>> Begin

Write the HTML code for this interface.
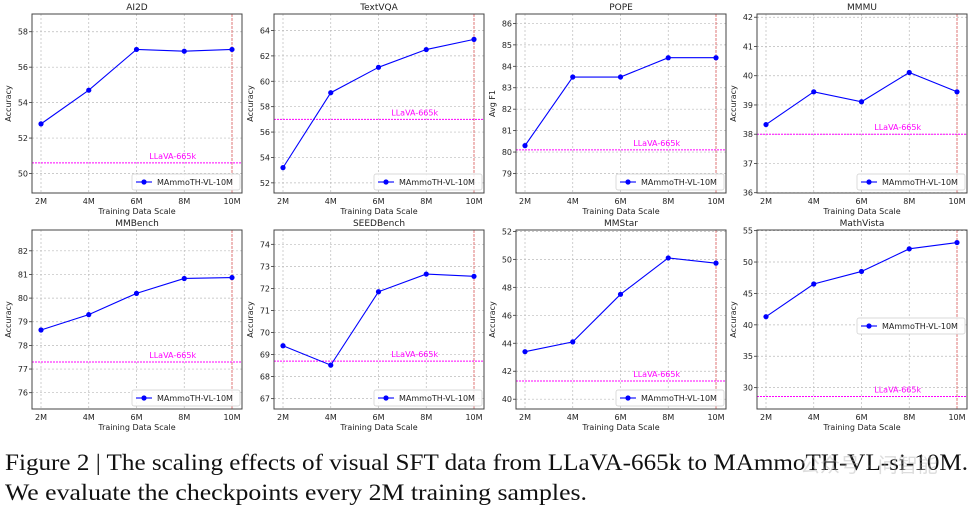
<!DOCTYPE html>
<html><head><meta charset="utf-8">
<style>
html,body{margin:0;padding:0;background:#fff;}
svg{display:block;}
</style></head>
<body>
<svg id="fig" width="978" height="507" viewBox="0 0 978 507" xmlns="http://www.w3.org/2000/svg">
  <g id="panels"></g>
  <text x="5" y="470" font-family="'Liberation Serif', serif" font-size="23" textLength="963" lengthAdjust="spacingAndGlyphs" fill="#111">Figure 2 | The scaling effects of visual SFT data from LLaVA-665k to MAmmoTH-VL-si-10M.</text>
  <text x="5" y="500" font-family="'Liberation Serif', serif" font-size="23" textLength="582" lengthAdjust="spacingAndGlyphs" fill="#111">We evaluate the checkpoints every 2M training samples.</text>
  <text x="800" y="472" font-family="'Liberation Sans','Noto Sans CJK SC',sans-serif" font-size="20" fill="#aaa" fill-opacity="0.4">公众号 · 问智能</text>
</svg>
<script>
const categories = ["2M","4M","6M","8M","10M"];
const titles = ["AI2D","TextVQA","POPE","MMMU","MMBench","SEEDBench","MMStar","MathVista"];
const yLabels = ["Accuracy","Accuracy","Avg F1","Accuracy","Accuracy","Accuracy","Accuracy","Accuracy"];
const seriesAI2D = [52.8,54.7,57.0,56.9,57.0];
const seriesTextVQA = [53.2,59.1,61.1,62.5,63.3];
const seriesPOPE = [80.3,83.5,83.5,84.4,84.4];
const seriesMMMU = [38.33,39.45,39.11,40.11,39.45];
const seriesMMBench = [78.65,79.3,80.2,80.83,80.87];
const seriesSEED = [69.4,68.52,71.85,72.65,72.55];
const seriesMMStar = [43.4,44.1,47.5,50.1,49.73];
const seriesMathVista = [41.3,46.5,48.5,52.1,53.1];
const baselines = [50.6,57.0,80.1,38.0,77.3,68.7,41.3,28.6];
const yMins = [48.9,51.2,78.09,35.99,75.31,66.53,39.3,26.6];
const yMaxs = [59.0,65.3,86.44,42.11,82.88,74.65,52.1,55.1];
const yTicks = [[50,52,54,56,58],[52,54,56,58,60,62,64],[79,80,81,82,83,84,85,86],[36,37,38,39,40,41,42],[76,77,78,79,80,81,82],[67,68,69,70,71,72,73,74],[40,42,44,46,48,50,52],[30,35,40,45,50,55]];
const seriesName = "MAmmoTH-VL-10M";
const baselineName = "LLaVA-665k";

const allSeries=[seriesAI2D,seriesTextVQA,seriesPOPE,seriesMMMU,seriesMMBench,seriesSEED,seriesMMStar,seriesMathVista];
const NS="http://www.w3.org/2000/svg";
const root=document.getElementById('panels');
const FONT="'DejaVu Sans','Liberation Sans',sans-serif";
function mk(tag,attrs,parent){const e=document.createElementNS(NS,tag);for(const k in attrs)e.setAttribute(k,attrs[k]);(parent||root).appendChild(e);return e;}
const lefts=[32,274,516,757], tops=[14,230], W=210, H=179;
for(let p=0;p<8;p++){
  const L=lefts[p%4], T=tops[Math.floor(p/4)], R=L+W, B=T+H;
  const g=mk('g',{});
  
  
  const xs=i=>L+9+i*(W-19)/(categories.length-1);
  const ys=v=>B-(v-yMins[p])/(yMaxs[p]-yMins[p])*H;
  categories.forEach((c,i)=>{
    const gl=mk('line',{x1:xs(i),x2:xs(i),y1:T,y2:B,stroke:'#bbb','stroke-width':0.7,'stroke-dasharray':'2,2'},g);
    
    
    const t=mk('text',{x:xs(i),y:B+11,'font-size':8,'font-family':FONT,'text-anchor':'middle',fill:'#222'},g);
    t.textContent=c;
    
    
  });
  yTicks[p].forEach(v=>{
    const gl=mk('line',{x1:L,x2:R,y1:ys(v),y2:ys(v),stroke:'#bbb','stroke-width':0.7,'stroke-dasharray':'2,2'},g);
    
    
    mk('line',{x1:L-3,x2:L,y1:ys(v),y2:ys(v),stroke:'#333','stroke-width':0.8},g);
    const t=mk('text',{x:L-4,y:ys(v)+3,'font-size':8,'font-family':FONT,'text-anchor':'end',fill:'#222'},g);
    t.textContent=v;
    
    
  });
  const rv=mk('line',{x1:xs(categories.length-1),x2:xs(categories.length-1),y1:T,y2:B,stroke:'#e06060','stroke-width':0.8,'stroke-dasharray':'3,1'},g);
  
  
  const by=ys(baselines[p]);
  const bl=mk('line',{x1:L,x2:R,y1:by,y2:by,stroke:'#ff00ff','stroke-width':1,'stroke-dasharray':'2,1'},g);
  
  
  const bt=mk('text',{x:L+W*0.67,y:by-4,'font-size':8,'font-family':FONT,'text-anchor':'middle',fill:'#ff00ff'},g);
  bt.textContent=baselineName;
  
  
  const d=allSeries[p];
  const pts=d.map((v,i)=>xs(i)+','+ys(v)).join(' ');
  const pl=mk('polyline',{points:pts,fill:'none',stroke:'#0000ff','stroke-width':1.1},g);
  
  
  d.forEach((v,i)=>{
    const c=mk('circle',{cx:xs(i),cy:ys(v),r:2.6,fill:'#0000ff'},g);
    
    
  });
  const fr=mk('rect',{x:L,y:T,width:W,height:H,fill:'none',stroke:'#444','stroke-width':1},g);
  
  
  const tt=mk('text',{x:L+W/2,y:T-4,'font-size':9,'font-family':FONT,'text-anchor':'middle',fill:'#222'},g);
  tt.textContent=titles[p];
  
  
  const xl=mk('text',{x:L+W/2,y:B+21,'font-size':8,'font-family':FONT,'text-anchor':'middle',fill:'#222'},g);
  xl.textContent='Training Data Scale';
  
  
  const yl=mk('text',{x:0,y:0,'font-size':8,'font-family':FONT,'text-anchor':'middle',fill:'#222',transform:'translate('+(L-21)+','+(T+H/2)+') rotate(-90)'},g);
  yl.textContent=yLabels[p];
  
  
  const lw=108, lh=16;
  const lx=R-lw-2, ly=(p===7)?T+88:B-lh-3;
  const lg=mk('g',{},g);
  
  
  mk('rect',{x:lx,y:ly,width:lw,height:lh,rx:2,fill:'#fff','fill-opacity':0.85,stroke:'#ccc','stroke-width':0.7},lg);
  mk('line',{x1:lx+4,x2:lx+20,y1:ly+lh/2,y2:ly+lh/2,stroke:'#0000ff','stroke-width':1.1},lg);
  mk('circle',{cx:lx+12,cy:ly+lh/2,r:2.6,fill:'#0000ff'},lg);
  const lt=mk('text',{x:lx+25,y:ly+lh/2+3,'font-size':8,'font-family':FONT,fill:'#222'},lg);
  lt.textContent=seriesName;
  
  
}
</script>
</body></html>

>> End

● **The problem**:
Reproduce the material word for word. Any pictures should be left out of the copy.

● **Response to this task**:
Write the HTML code for this interface.
<!DOCTYPE html>
<html><head><meta charset="utf-8">
<style>
html,body{margin:0;padding:0;background:#fff;}
svg{display:block;}
</style></head>
<body>
<svg id="fig" width="978" height="507" viewBox="0 0 978 507" xmlns="http://www.w3.org/2000/svg">
  <g id="panels"></g>
  <text x="5" y="470" font-family="'Liberation Serif', serif" font-size="23" textLength="963" lengthAdjust="spacingAndGlyphs" fill="#111">Figure 2 | The scaling effects of visual SFT data from LLaVA-665k to MAmmoTH-VL-si-10M.</text>
  <text x="5" y="500" font-family="'Liberation Serif', serif" font-size="23" textLength="582" lengthAdjust="spacingAndGlyphs" fill="#111">We evaluate the checkpoints every 2M training samples.</text>
  <text x="800" y="472" font-family="'Liberation Sans','Noto Sans CJK SC',sans-serif" font-size="20" fill="#aaa" fill-opacity="0.4">公众号 · 问智能</text>
</svg>
<script>
const categories = ["2M","4M","6M","8M","10M"];
const titles = ["AI2D","TextVQA","POPE","MMMU","MMBench","SEEDBench","MMStar","MathVista"];
const yLabels = ["Accuracy","Accuracy","Avg F1","Accuracy","Accuracy","Accuracy","Accuracy","Accuracy"];
const seriesAI2D = [52.8,54.7,57.0,56.9,57.0];
const seriesTextVQA = [53.2,59.1,61.1,62.5,63.3];
const seriesPOPE = [80.3,83.5,83.5,84.4,84.4];
const seriesMMMU = [38.33,39.45,39.11,40.11,39.45];
const seriesMMBench = [78.65,79.3,80.2,80.83,80.87];
const seriesSEED = [69.4,68.52,71.85,72.65,72.55];
const seriesMMStar = [43.4,44.1,47.5,50.1,49.73];
const seriesMathVista = [41.3,46.5,48.5,52.1,53.1];
const baselines = [50.6,57.0,80.1,38.0,77.3,68.7,41.3,28.6];
const yMins = [48.9,51.2,78.09,35.99,75.31,66.53,39.3,26.6];
const yMaxs = [59.0,65.3,86.44,42.11,82.88,74.65,52.1,55.1];
const yTicks = [[50,52,54,56,58],[52,54,56,58,60,62,64],[79,80,81,82,83,84,85,86],[36,37,38,39,40,41,42],[76,77,78,79,80,81,82],[67,68,69,70,71,72,73,74],[40,42,44,46,48,50,52],[30,35,40,45,50,55]];
const seriesName = "MAmmoTH-VL-10M";
const baselineName = "LLaVA-665k";

const allSeries=[seriesAI2D,seriesTextVQA,seriesPOPE,seriesMMMU,seriesMMBench,seriesSEED,seriesMMStar,seriesMathVista];
const NS="http://www.w3.org/2000/svg";
const root=document.getElementById('panels');
const FONT="'DejaVu Sans','Liberation Sans',sans-serif";
function mk(tag,attrs,parent){const e=document.createElementNS(NS,tag);for(const k in attrs)e.setAttribute(k,attrs[k]);(parent||root).appendChild(e);return e;}
const lefts=[32,274,516,757], tops=[14,230], W=210, H=179;
for(let p=0;p<8;p++){
  const L=lefts[p%4], T=tops[Math.floor(p/4)], R=L+W, B=T+H;
  const g=mk('g',{});
  
  
  const xs=i=>L+9+i*(W-19)/(categories.length-1);
  const ys=v=>B-(v-yMins[p])/(yMaxs[p]-yMins[p])*H;
  categories.forEach((c,i)=>{
    const gl=mk('line',{x1:xs(i),x2:xs(i),y1:T,y2:B,stroke:'#bbb','stroke-width':0.7,'stroke-dasharray':'2,2'},g);
    
    
    const t=mk('text',{x:xs(i),y:B+11,'font-size':8,'font-family':FONT,'text-anchor':'middle',fill:'#222'},g);
    t.textContent=c;
    
    
  });
  yTicks[p].forEach(v=>{
    const gl=mk('line',{x1:L,x2:R,y1:ys(v),y2:ys(v),stroke:'#bbb','stroke-width':0.7,'stroke-dasharray':'2,2'},g);
    
    
    mk('line',{x1:L-3,x2:L,y1:ys(v),y2:ys(v),stroke:'#333','stroke-width':0.8},g);
    const t=mk('text',{x:L-4,y:ys(v)+3,'font-size':8,'font-family':FONT,'text-anchor':'end',fill:'#222'},g);
    t.textContent=v;
    
    
  });
  const rv=mk('line',{x1:xs(categories.length-1),x2:xs(categories.length-1),y1:T,y2:B,stroke:'#e06060','stroke-width':0.8,'stroke-dasharray':'3,1'},g);
  
  
  const by=ys(baselines[p]);
  const bl=mk('line',{x1:L,x2:R,y1:by,y2:by,stroke:'#ff00ff','stroke-width':1,'stroke-dasharray':'2,1'},g);
  
  
  const bt=mk('text',{x:L+W*0.67,y:by-4,'font-size':8,'font-family':FONT,'text-anchor':'middle',fill:'#ff00ff'},g);
  bt.textContent=baselineName;
  
  
  const d=allSeries[p];
  const pts=d.map((v,i)=>xs(i)+','+ys(v)).join(' ');
  const pl=mk('polyline',{points:pts,fill:'none',stroke:'#0000ff','stroke-width':1.1},g);
  
  
  d.forEach((v,i)=>{
    const c=mk('circle',{cx:xs(i),cy:ys(v),r:2.6,fill:'#0000ff'},g);
    
    
  });
  const fr=mk('rect',{x:L,y:T,width:W,height:H,fill:'none',stroke:'#444','stroke-width':1},g);
  
  
  const tt=mk('text',{x:L+W/2,y:T-4,'font-size':9,'font-family':FONT,'text-anchor':'middle',fill:'#222'},g);
  tt.textContent=titles[p];
  
  
  const xl=mk('text',{x:L+W/2,y:B+21,'font-size':8,'font-family':FONT,'text-anchor':'middle',fill:'#222'},g);
  xl.textContent='Training Data Scale';
  
  
  const yl=mk('text',{x:0,y:0,'font-size':8,'font-family':FONT,'text-anchor':'middle',fill:'#222',transform:'translate('+(L-21)+','+(T+H/2)+') rotate(-90)'},g);
  yl.textContent=yLabels[p];
  
  
  const lw=108, lh=16;
  const lx=R-lw-2, ly=(p===7)?T+88:B-lh-3;
  const lg=mk('g',{},g);
  
  
  mk('rect',{x:lx,y:ly,width:lw,height:lh,rx:2,fill:'#fff','fill-opacity':0.85,stroke:'#ccc','stroke-width':0.7},lg);
  mk('line',{x1:lx+4,x2:lx+20,y1:ly+lh/2,y2:ly+lh/2,stroke:'#0000ff','stroke-width':1.1},lg);
  mk('circle',{cx:lx+12,cy:ly+lh/2,r:2.6,fill:'#0000ff'},lg);
  const lt=mk('text',{x:lx+25,y:ly+lh/2+3,'font-size':8,'font-family':FONT,fill:'#222'},lg);
  lt.textContent=seriesName;
  
  
}
</script>
</body></html>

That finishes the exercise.